I am not much of a fish person either but what about rummy nose?


----------



## Cavan Allen (Jul 22, 2004)

BruceF said:


> I am not much of a fish person either but what about rummy nose?


I have thought about that, but I've had them before and would like to try something new. And they can put on some size with time.


----------



## Cavan Allen (Jul 22, 2004)

Do Vietnamese white clouds fit the bill?


----------



## Yo-han (Oct 15, 2010)

They will jump! I had them in two open tanks, I moved them to my paludarium.

What about Trigonostigma espei, they meet all your criteria! Very playfull in the current, even with 350W of light above them. Beautiful red when older:









Small enough to no decimate your shrimp population. Upper levels of the tank:









Lost very few of them in a open top, only when the water level was really close to the edge. Cheap and eat everything!


----------



## mathman (Feb 12, 2014)

Yo-han said:


>


Awesome tank!


----------



## Yo-han (Oct 15, 2010)

Wrong topic!


----------



## Cavan Allen (Jul 22, 2004)

Doh! I have also kept the espei. And I did catch one eating a shrimp one time...


----------



## pweifan (Jun 23, 2007)

I know you've already voted against them, but in case anyone else is following this... My experience with rummy nose is that they will eat cherry shrimp like popcorn. Not a good fish to keep with breeding shrimp.

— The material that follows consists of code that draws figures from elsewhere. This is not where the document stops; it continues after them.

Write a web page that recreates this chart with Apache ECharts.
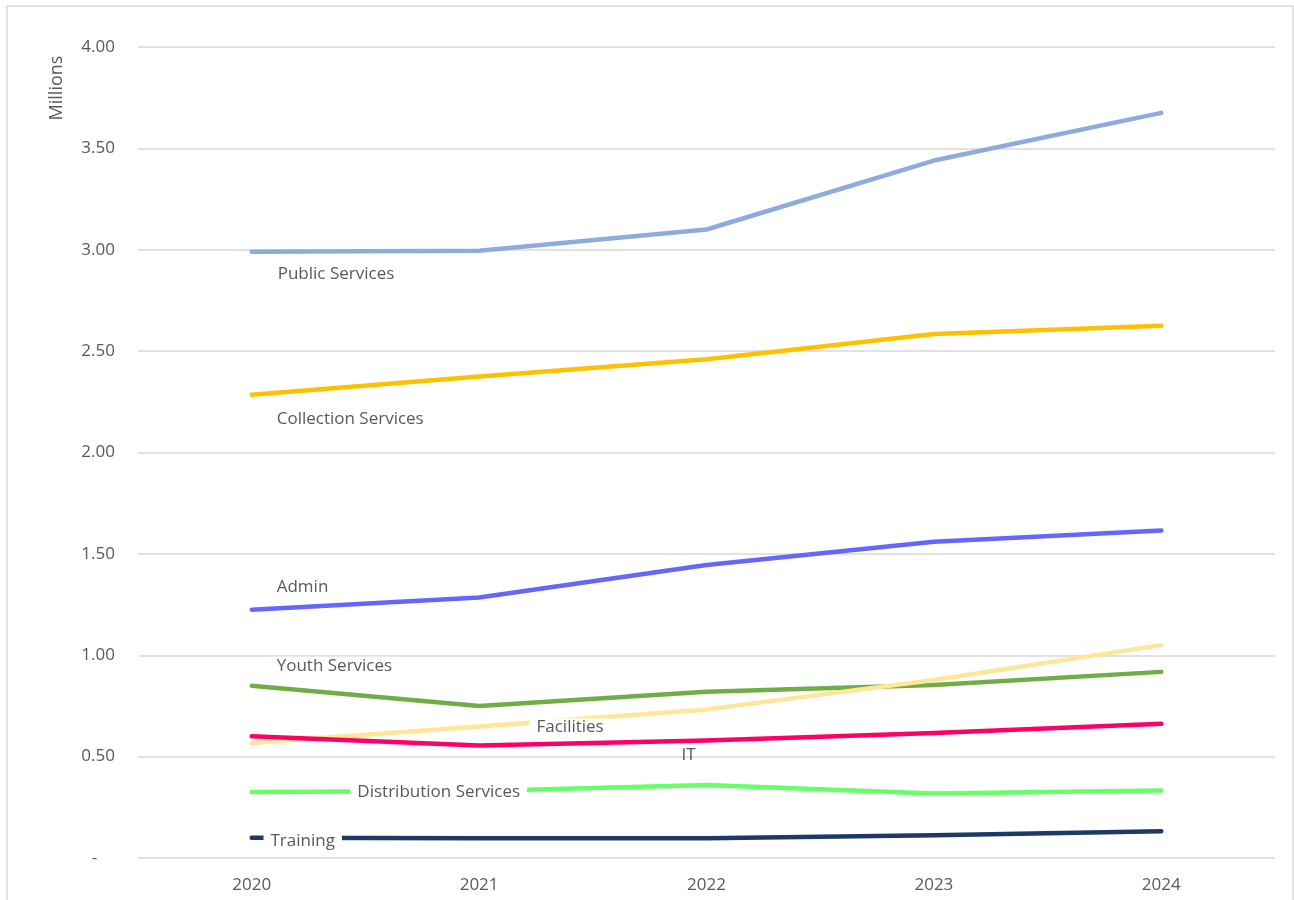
<!DOCTYPE html>
<html>
<head>
<meta charset="utf-8">
<script src="https://cdn.jsdelivr.net/npm/echarts@6/dist/echarts.min.js"></script>
<style>html,body{margin:0;padding:0;background:#fff}#c{width:1294px;height:900px}</style>
</head>
<body>
<div id="c"></div>
<script>
const years = ['2020', '2021', '2022', '2023', '2024'];
const yTicks = [0, 0.5, 1.0, 1.5, 2.0, 2.5, 3.0, 3.5, 4.0];
const publicServices = [2.99, 2.995, 3.10, 3.44, 3.675];
const collectionServices = [2.285, 2.375, 2.46, 2.585, 2.625];
const admin = [1.225, 1.285, 1.445, 1.56, 1.615];
const youthServices = [0.85, 0.75, 0.82, 0.853, 0.918];
const facilities = [0.567, 0.648, 0.733, 0.878, 1.05];
const it = [0.60, 0.555, 0.58, 0.616, 0.662];
const distributionServices = [0.325, 0.33, 0.36, 0.318, 0.333];
const training = [0.10, 0.097, 0.097, 0.112, 0.132];

const seriesDefs = [
  {name: 'Public Services', data: publicServices, color: '#8faadc', labelAt: 0, off: [19, 22], align: 'left', bg: true},
  {name: 'Collection Services', data: collectionServices, color: '#ffc000', labelAt: 0, off: [18, 24], align: 'left', bg: true},
  {name: 'Admin', data: admin, color: '#6666ff', labelAt: 0, off: [18, -22], align: 'left', bg: true},
  {name: 'Youth Services', data: youthServices, color: '#70ad47', labelAt: 0, off: [18, -20], align: 'left', bg: true},
  {name: 'Facilities', data: facilities, color: '#ffe699', labelAt: 1, off: [91, 1], align: 'center', bg: true},
  {name: 'IT', data: it, color: '#ff0066', labelAt: 2, off: [-18, 15], align: 'center', bg: false},
  {name: 'Distribution Services', data: distributionServices, color: '#66ff66', labelAt: 0, off: [187, 0], align: 'center', bg: true},
  {name: 'Training', data: training, color: '#203864', labelAt: 0, off: [51, 3], align: 'center', bg: true}
];

const FONT = 'Open Sans';
const TEXT = '#595959';

const lineSeries = seriesDefs.map(d => ({
  name: d.name,
  type: 'line',
  data: d.data,
  showSymbol: false,
  symbol: 'none',
  lineStyle: {color: d.color, width: 4.5, cap: 'round', join: 'round'},
  itemStyle: {color: d.color},
  z: 2,
  silent: true
}));

const chart = echarts.init(document.getElementById('c'), null, {renderer: 'canvas'});
const baseGraphic = [
  {type: 'rect', shape: {x: 7, y: 6, width: 1286, height: 900}, style: {fill: 'none', stroke: '#d9d9d9', lineWidth: 1.5}, silent: true, z: 0},
  {type: 'text', x: 57, y: 88, rotation: Math.PI / 2,
   style: {text: 'Millions', align: 'center', verticalAlign: 'middle', fill: TEXT, font: '18px "Open Sans"'}, silent: true}
];
chart.setOption({
  animation: false,
  backgroundColor: '#ffffff',
  grid: {left: 138, right: 19, top: 47, bottom: 42, containLabel: false},
  graphic: baseGraphic,
  xAxis: {
    type: 'category',
    data: years,
    boundaryGap: true,
    axisLine: {show: false},
    axisTick: {show: false},
    axisLabel: {color: TEXT, fontFamily: FONT, fontSize: 17, margin: 19}
  },
  yAxis: {
    type: 'value',
    min: 0, max: 4, interval: 0.5,
    axisLine: {show: false},
    axisTick: {show: false},
    splitLine: {lineStyle: {color: '#d9d9d9', width: 1.5}},
    axisLabel: {
      color: TEXT, fontFamily: FONT, fontSize: 17, margin: 23,
      formatter: v => (yTicks.indexOf(v) === 0 ? '-' + '    ' : v.toFixed(2))
    }
  },
  series: lineSeries
});

// Series name labels, positioned from the data points through the chart's own scales
const labelGraphics = seriesDefs.map((d, i) => {
  const p = chart.convertToPixel({seriesIndex: i}, [d.labelAt, d.data[d.labelAt]]);
  return {
    type: 'text',
    x: p[0] + d.off[0],
    y: p[1] + d.off[1],
    z: 100,
    silent: true,
    style: {
      text: d.name,
      align: d.align,
      verticalAlign: 'middle',
      fill: TEXT,
      font: '17px "Open Sans"',
      lineHeight: 18,
      backgroundColor: d.bg ? '#ffffff' : null,
      padding: d.bg ? [0, 7] : 0
    }
  };
});
chart.setOption({graphic: baseGraphic.concat(labelGraphics)});
</script>
</body>
</html>
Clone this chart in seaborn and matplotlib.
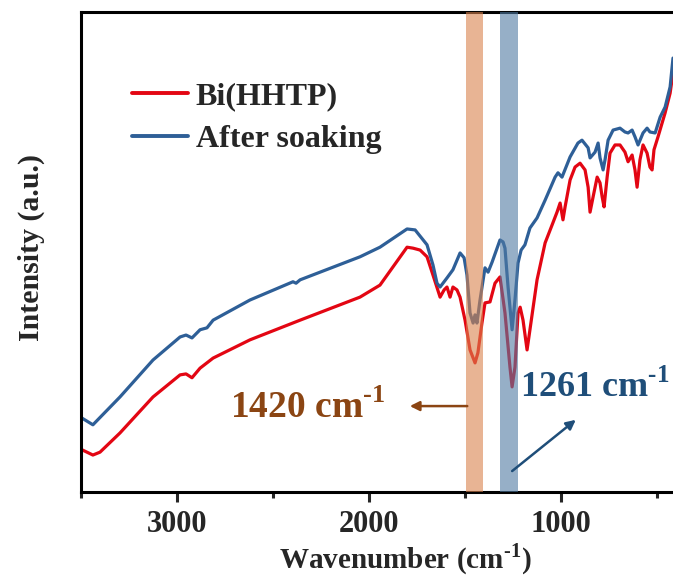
import numpy as np
import pandas as pd
import matplotlib
matplotlib.use('Agg')
import matplotlib.pyplot as plt
from matplotlib.ticker import MultipleLocator
import seaborn as sns

# Wavenumber (cm-1) and intensity (a.u.)
wn_soak = [3495, 3438, 3297, 3125, 2984, 2953, 2922, 2880, 2844, 2812, 2620, 2396, 2380,
           2359, 2047, 1943, 1802, 1760, 1734, 1698, 1667, 1646, 1630, 1594, 1563, 1526,
           1505, 1490, 1474, 1458, 1448, 1438, 1422, 1396, 1380, 1359, 1318, 1302, 1292,
           1276, 1255, 1240, 1224, 1208, 1188, 1162, 1125, 1083, 1031, 1016, 995, 953,
           912, 891, 859, 849, 823, 807, 797, 781, 771, 755, 729, 693, 667, 651, 630, 615,
           599, 573, 552, 537, 510, 484, 458, 432, 417]
int_soak = [15.4, 14.0, 19.8, 27.5, 32.3, 32.7, 32.1, 33.8, 34.2, 35.8, 40.0, 43.8, 43.5,
            44.2, 49.0, 51.0, 54.8, 54.6, 53.3, 51.5, 47.3, 43.5, 42.7, 44.6, 46.3, 49.8,
            48.8, 45.2, 37.3, 35.2, 36.9, 35.2, 40.0, 46.7, 45.8, 47.9, 52.5, 52.1, 50.8,
            42.7, 33.8, 40.0, 47.7, 50.4, 51.5, 55.0, 57.1, 60.8, 65.6, 66.5, 65.6, 69.8,
            72.7, 73.3, 71.7, 69.6, 70.8, 72.7, 69.6, 67.1, 69.2, 73.3, 75.4, 75.8, 75.0,
            74.8, 75.4, 74.0, 72.3, 74.8, 75.8, 75.0, 74.8, 78.1, 80.2, 84.4, 90.4]

wn_bi = [3495, 3438, 3401, 3297, 3125, 2984, 2953, 2922, 2880, 2812, 2620, 2359, 2047,
         1943, 1802, 1771, 1734, 1698, 1667, 1630, 1609, 1594, 1578, 1563, 1542, 1526,
         1500, 1474, 1448, 1433, 1412, 1396, 1370, 1344, 1318, 1292, 1266, 1255, 1240,
         1224, 1213, 1198, 1177, 1162, 1125, 1083, 1047, 1021, 1005, 990, 979, 953, 927,
         901, 875, 859, 849, 833, 812, 797, 786, 776, 760, 745, 719, 693, 667, 651, 630,
         615, 604, 589, 573, 552, 537, 526, 516, 495, 458, 432, 417]
int_bi = [8.8, 7.7, 8.3, 12.3, 19.8, 24.4, 24.6, 23.8, 25.8, 27.9, 31.7, 35.8, 40.6,
          43.1, 51.0, 50.8, 50.4, 49.0, 45.2, 40.6, 42.1, 42.7, 40.6, 42.7, 42.1, 40.6,
          35.8, 29.6, 26.9, 29.0, 35.2, 39.4, 39.6, 43.5, 44.8, 37.3, 26.0, 21.9, 26.0,
          37.3, 38.5, 35.8, 29.6, 33.8, 44.2, 51.9, 55.6, 58.3, 60.2, 56.7, 59.4, 65.0, 67.7,
          68.5, 67.1, 63.5, 58.3, 61.5, 65.6, 64.4, 61.5, 59.4, 65.6, 70.6, 72.3, 72.3, 70.8,
          68.8, 70.2, 67.1, 63.5, 69.2, 72.3, 70.6, 67.7, 67.1, 71.3, 74.0, 79.0, 83.1, 87.3]

# highlighted bands (cm-1)
band_1420 = (1495, 1406)
band_1261 = (1318, 1224)

sns.set_style('ticks')
plt.rcParams['font.family'] = ['Liberation Serif', 'DejaVu Serif']
plt.rcParams['font.weight'] = 'bold'
plt.rcParams['mathtext.fontset'] = 'custom'
plt.rcParams['mathtext.rm'] = 'Liberation Serif:bold'
plt.rcParams['mathtext.bf'] = 'Liberation Serif:bold'

sup = r'$^{\text{-}1}$'

fig = plt.figure(figsize=(6.73, 5.78), dpi=100)
ax = fig.add_axes([81 / 673, 86 / 578, 592 / 673, 480 / 578])

sns.lineplot(x=wn_bi, y=int_bi, sort=False, color='#E30613', lw=2.3, ax=ax, label='Bi(HHTP)')
sns.lineplot(x=wn_soak, y=int_soak, sort=False, color='#2E5F97', lw=2.3, ax=ax, label='After soaking')

# bands drawn over the lines (semi transparent)
ax.axvspan(*band_1420, color='#D9824D', alpha=0.6, lw=0, zorder=3)
ax.axvspan(*band_1261, color='#507AA3', alpha=0.6, lw=0, zorder=3)

ax.annotate('', xy=(1802, 17.9), xytext=(1474, 17.9),
            arrowprops=dict(arrowstyle='-|>', color='#8B4513', lw=1.8, mutation_scale=14))
ax.annotate('', xy=(912, 15.4), xytext=(1266, 4.0),
            arrowprops=dict(arrowstyle='-|>', color='#1F4E79', lw=1.8, mutation_scale=14))
ax.text(2724, 17.5, '1420 cm' + sup, color='#8B4513', fontsize=27,
        fontweight='bold', ha='left', va='center')
ax.text(1214, 21.9, '1261 cm' + sup, color='#1F4E79', fontsize=26,
        fontweight='bold', ha='left', va='center')

ax.set_xlim(3500, 417)
ax.set_ylim(0, 100)
ax.set_yticks([])
ax.xaxis.set_major_locator(MultipleLocator(1000))
ax.xaxis.set_minor_locator(MultipleLocator(500))
ax.tick_params(axis='x', which='major', direction='out', length=7, width=2.2, labelsize=22, pad=6)
ax.tick_params(axis='x', which='minor', direction='out', length=4, width=2.2)
for lab in ax.get_xticklabels():
    lab.set_fontweight('bold')
for side in ['left', 'bottom', 'top']:
    ax.spines[side].set_linewidth(2.2)
    ax.spines[side].set_color('black')
ax.spines['right'].set_visible(False)

ax.set_xlabel('Wavenumber (cm' + sup + ')', fontsize=21, fontweight='bold', labelpad=1.5)
ax.xaxis.label.set_x(0.547)
ax.set_ylabel('Intensity (a.u.)', fontsize=21.5, fontweight='bold', labelpad=26)
ax.yaxis.label.set_y(0.51)

leg = ax.legend(loc='upper left', bbox_to_anchor=(0.086, 0.855), frameon=False,
                prop={'family': 'Liberation Serif', 'weight': 'bold', 'size': 23},
                handlelength=1.75, handletextpad=0.25, labelspacing=0.42,
                borderpad=0, borderaxespad=0)
for line in leg.get_lines():
    line.set_linewidth(2.8)

plt.savefig('out.png', dpi=100)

I recently picked up a school of Ember tetras from Pet Supplies Plus for pretty cheap. They seem to be handling the current fine and usually swim out in the open. I've been really happy with the so far.

Do you have a source for the Vietnamese white clouds? I looked for them a few years back with no luck.


----------



## ct60g (Jan 1, 2016)

I would second the Trigonostigma espei - I love them. I have a small school of 8 in my community tank, and they are completely uninterested in my RCS, even when the shrimp are breeding / molting. They are interesting and beautiful fish in my opinion. 

With regards to flow, they love it! In my tank they "surf" as a group in the outflow of my filter. They swim into the flow, ride it to the end, then swim back and do it all over again. Really funny to watch.


----------